Thursday, January 07, 2010

Nostalgic Chinese Cinema Review Series: 1930s 'Butterfly' and 'Golden Nightingale'...怀旧老电影:30年代的默片,蝴蝶和周旋

This year shall be the 'Year of China' for my blog. This is to coincide with the rapid ascension of China on the world economic and diplomatic stage as China's economy continues to rise on a bullet train speed whilst the West and Japan's economy continue to be mirred in recession and faltering from the effects of the Great Financial Crisis. It also coincides with the World Expo to be held in May in Shanghai, it's 'coming out' party so to speak, as the Olympics was to Beijing.

To start off my Year of China theme (one would realise i actually blog very little on China itself, the nation and especially on China post 1949 despite my blog name and strong Chinese interest in this blog!!), I shall do alittle review and introduction of Nostalgic Chinese film stars and movies starting from the silent film era of the early 1930s to HK, Taiwan, and China's filmstars/movies ending in the 1980s. Anything 90s I have already done a review of it (well just 1990s HK Cinema) over here:

This post shall be about the famous Stars of the 1930s and when Chinese cinema first boomed and blossomed. The early years saw Ruan Lingyu, a Canton girl who made it big in Shanghai, become the most famous star of Chinese silent film cinema. She was the divine 'Goddess of Shanghai' of the silent film era along with HuDie. She appeared in several films which were socialist and realistic for their portrayal of the time and how Chinese women had no power or say in their own lives. Her most famous work could arguably be 'The Goddess' where she depicted a prostitute who had to raise her child tirelessly and yet be the victim of societal prejudice and obstacles in 1934. Other notable works include 'New Women' and 'Three Modern Women'. She is often well known for her suicide more than just her movies. She committed suicide in 1935 at the age of 24 after rumors and unrelenting tabloid attacks on her moral character as she was in a lawsuit with her first husband and apparently in a relationship with a prominent married man. Apparently, in her suicide note left, there was the following passage which has been so famous that even now, ask any Chinese person, and they'll know this saying:人言可畏 'Rumours/Gossip can be Lethal'.
In 1992, Maggie Cheung won the Berlin Best Actress Award for her portrayal of Ruan's life in 'Centrestage'. This is also heralded as the turning point in Maggie's career and shot her to A-list status. Trailer here:

Hudie (Butterfly) was also one of the top silent film actresses of the1930s although her career spanned until the 1960s into the sound era. She was also apparently the 1st Chinese actress to have received an award overseas (in Europe) i think. She continued acting until the 1960s with her last film being in the early 60s as a mother role. She was so famous that when the Japanese invaded in 1937 she fled to Hong Kong. Later on, when the Japanese occupied Hong Kong as well in 1941, she went into hiding and with the help of Resistance forces, escaping into unoccupied China in Chungking (China's wartime capital) as the Japanese had a policy of forcing famous moviestars to collaborate with the Japanese military occupation in appearing in pro-Japanese propaganda films to brainwash the Chinese masses into accepting the Japanese occupation. Hudie, like most Chinese stars of the era, refused to colloborate and managed to escape to Chungking and the interior.

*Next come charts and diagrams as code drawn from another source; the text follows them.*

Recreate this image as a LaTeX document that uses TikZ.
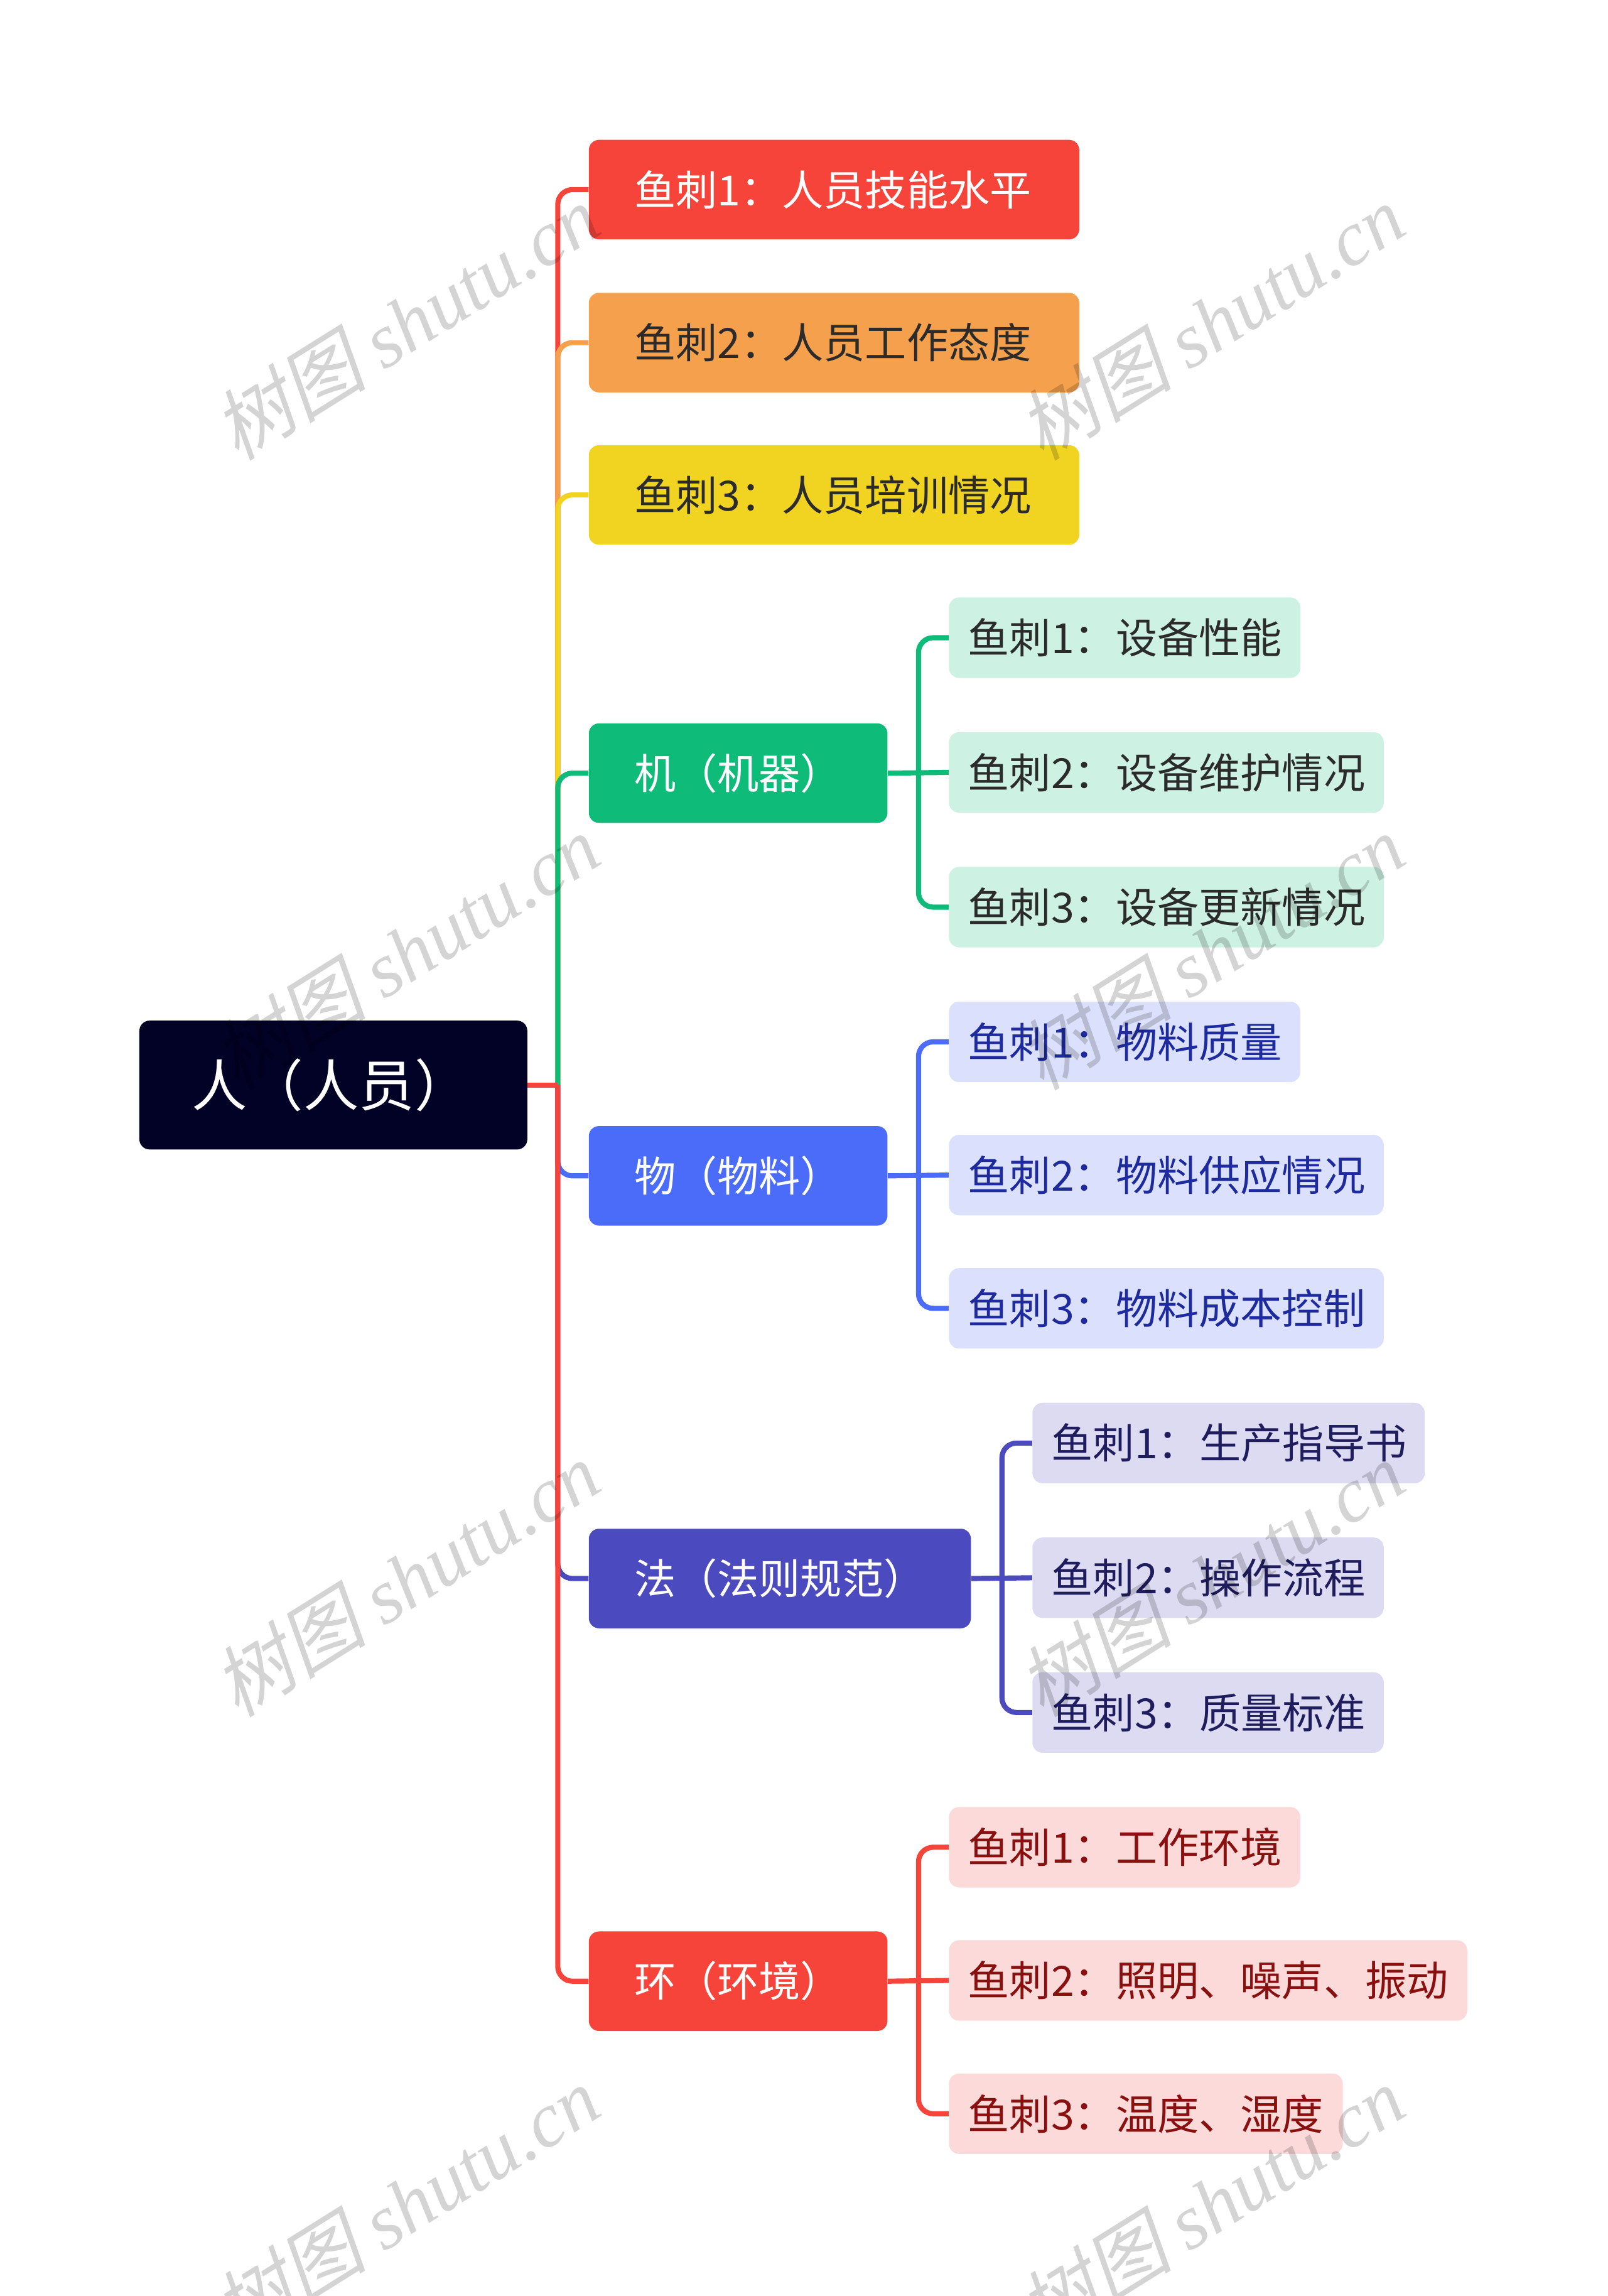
\documentclass[tikz,border=0pt]{standalone}
\usepackage{fontspec}
\setmainfont{Noto Sans CJK SC}
\newfontfamily\wmcjk[FakeSlant=0.22]{Noto Sans CJK SC}
\newfontfamily\wmlatin{Liberation Serif}
\usetikzlibrary{positioning,calc}

\definecolor{rootbg}{HTML}{020226}
\definecolor{redA}{HTML}{F7443A}
\definecolor{orangeA}{HTML}{F4A04C}
\definecolor{yellowA}{HTML}{F1D322}
\definecolor{greenA}{HTML}{0EBB79}
\definecolor{blueA}{HTML}{4A6CF8}
\definecolor{purpleA}{HTML}{4C4ABF}
\definecolor{greenL}{HTML}{CDF1E2}
\definecolor{blueL}{HTML}{DBE1FC}
\definecolor{purpleL}{HTML}{DDDBF2}
\definecolor{redL}{HTML}{FDDADA}
\definecolor{inkdark}{HTML}{2B2B2B}
\definecolor{inkblue}{HTML}{1D2B9E}
\definecolor{inkpurple}{HTML}{201D5E}
\definecolor{inkred}{HTML}{8A1010}

\begin{document}
\begin{tikzpicture}[x=1pt,y=-1pt,
  boxbase/.style={rounded corners=7pt, anchor=west, minimum height=#1, inner ysep=0pt, align=left},
  rootbox/.style={boxbase=88pt, inner xsep=36pt, fill=rootbg, text=white, font=\fontsize{38}{40}\selectfont},
  mainbox/.style={boxbase=68pt, inner xsep=31pt, font=\fontsize{28.4}{30}\selectfont},
  leafbox/.style={boxbase=55pt, inner xsep=13pt, font=\fontsize{28.4}{30}\selectfont},
  link/.style={line width=3.5pt, draw=#1},
  bend/.style={link=#1, rounded corners=10pt},
  wm/.style={rotate=32, text=black, text opacity=0.17, font=\fontsize{53}{55}\selectfont}]
\useasboundingbox (0,0) rectangle (1098,1568);

% Root
\node[rootbox, text width=193pt] (root) at (95,741) {人（人员）};
\coordinate (hub) at (381,741);

% First level
\node[mainbox, fill=redA, text=white, text width=273pt] (ren1) at (402,129.5) {鱼刺1：人员技能水平};
\node[mainbox, fill=orangeA, text=inkdark, text width=273pt] (ren2) at (402,234) {鱼刺2：人员工作态度};
\node[mainbox, fill=yellowA, text=inkdark, text width=273pt] (ren3) at (402,338) {鱼刺3：人员培训情况};
\node[mainbox, fill=greenA, text=white, text width=142pt] (ji) at (402,528) {机（机器）};
\node[mainbox, fill=blueA, text=white, text width=142pt] (wu) at (402,803) {物（物料）};
\node[mainbox, fill=purpleA, text=white, text width=199pt] (fa) at (402,1078) {法（法则规范）};
\node[mainbox, fill=redA, text=white, text width=142pt] (huan) at (402,1353) {环（环境）};

% Machine
\node[leafbox, fill=greenL, text=inkdark, text width=214pt] (jiA) at (648,435.5) {鱼刺1：设备性能};
\node[leafbox, fill=greenL, text=inkdark, text width=271pt] (jiB) at (648,527.5) {鱼刺2：设备维护情况};
\node[leafbox, fill=greenL, text=inkdark, text width=271pt] (jiC) at (648,619.5) {鱼刺3：设备更新情况};

% Material
\node[leafbox, fill=blueL, text=inkblue, text width=214pt] (wuA) at (648,711.5) {鱼刺1：物料质量};
\node[leafbox, fill=blueL, text=inkblue, text width=271pt] (wuB) at (648,802.5) {鱼刺2：物料供应情况};
\node[leafbox, fill=blueL, text=inkblue, text width=271pt] (wuC) at (648,893.5) {鱼刺3：物料成本控制};

% Method
\node[leafbox, fill=purpleL, text=inkpurple, text width=242pt] (faA) at (705,985.5) {鱼刺1：生产指导书};
\node[leafbox, fill=purpleL, text=inkpurple, text width=214pt] (faB) at (705,1077.5) {鱼刺2：操作流程};
\node[leafbox, fill=purpleL, text=inkpurple, text width=214pt] (faC) at (705,1169.5) {鱼刺3：质量标准};

% Environment
\node[leafbox, fill=redL, text=inkred, text width=214pt] (huanA) at (648,1261.5) {鱼刺1：工作环境};
\node[leafbox, fill=redL, text=inkred, text width=328pt] (huanB) at (648,1352.5) {鱼刺2：照明、噪声、振动};
\node[leafbox, fill=redL, text=inkred, text width=243pt] (huanC) at (648,1443.5) {鱼刺3：温度、湿度};

% Connectors
\foreach \n/\c in {ren1/redA, ren2/orangeA, ren3/yellowA, ji/greenA, wu/blueA, fa/purpleA, huan/redA}
  \draw[bend=\c] (hub) |- (\n.west);
\draw[link=redA] (root.east) -- (hub);

\foreach \p/\c in {ji/greenA, wu/blueA, fa/purpleA, huan/redA} {
  \coordinate (\p hub) at ($(\p.east)+(21,0)$);
  \draw[link=\c] (\p.east) -- (\p B.west);
  \foreach \k in {A,C}
    \draw[bend=\c] (\p hub) |- (\p\k.west);
}

% Watermarks
\foreach \x/\y [count=\i] in {277/220, 827/220, 277/650, 827/650, 277/1078, 827/1078, 277/1505, 827/1505}
  \node[wm] (wm\i) at (\x,\y) {{\wmcjk 树图} {\wmlatin\itshape shutu.cn}};
\end{tikzpicture}
\end{document}
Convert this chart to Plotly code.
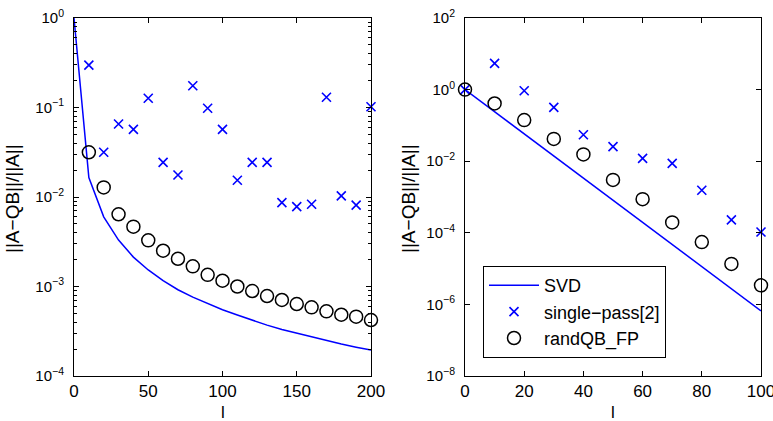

Another famous top star of the 30s/40s was Zhou Xuan, often hailed as having a 'Golden Voice' like the golden nightingale. She sang in many movies and most of her songs are very popular. She also killed herself (i think) in the 1950s after suffering from recurring bouts of depression.
Trailer of one of her most famous song in the Movie: Street Angel (1937):

Going on to the 1940s, in my next post, which shall continue the Nostalgic Chinese Cinema Review Series...


Anonymous said...

Thanks for the review! One can never praise these great stars too much.

I must state that Centre Stage single-handedly spurred my interest in the rich history of Chinese cinema and also the classic Chinese pop music of yesteryear.

Looking forward to more! :D

hcpen said...

Duriandave: thanks!!:-)

Chris said...

wah... really old movie wo..

hcpen said...

Chris: Haha, yea yea:-)

fufu said...

wow... dont quite like such vintage movie ><

hcpen said...

fufu: Wah, you're missing out on the rich history of chinese cinema..very interesting to see the society back then!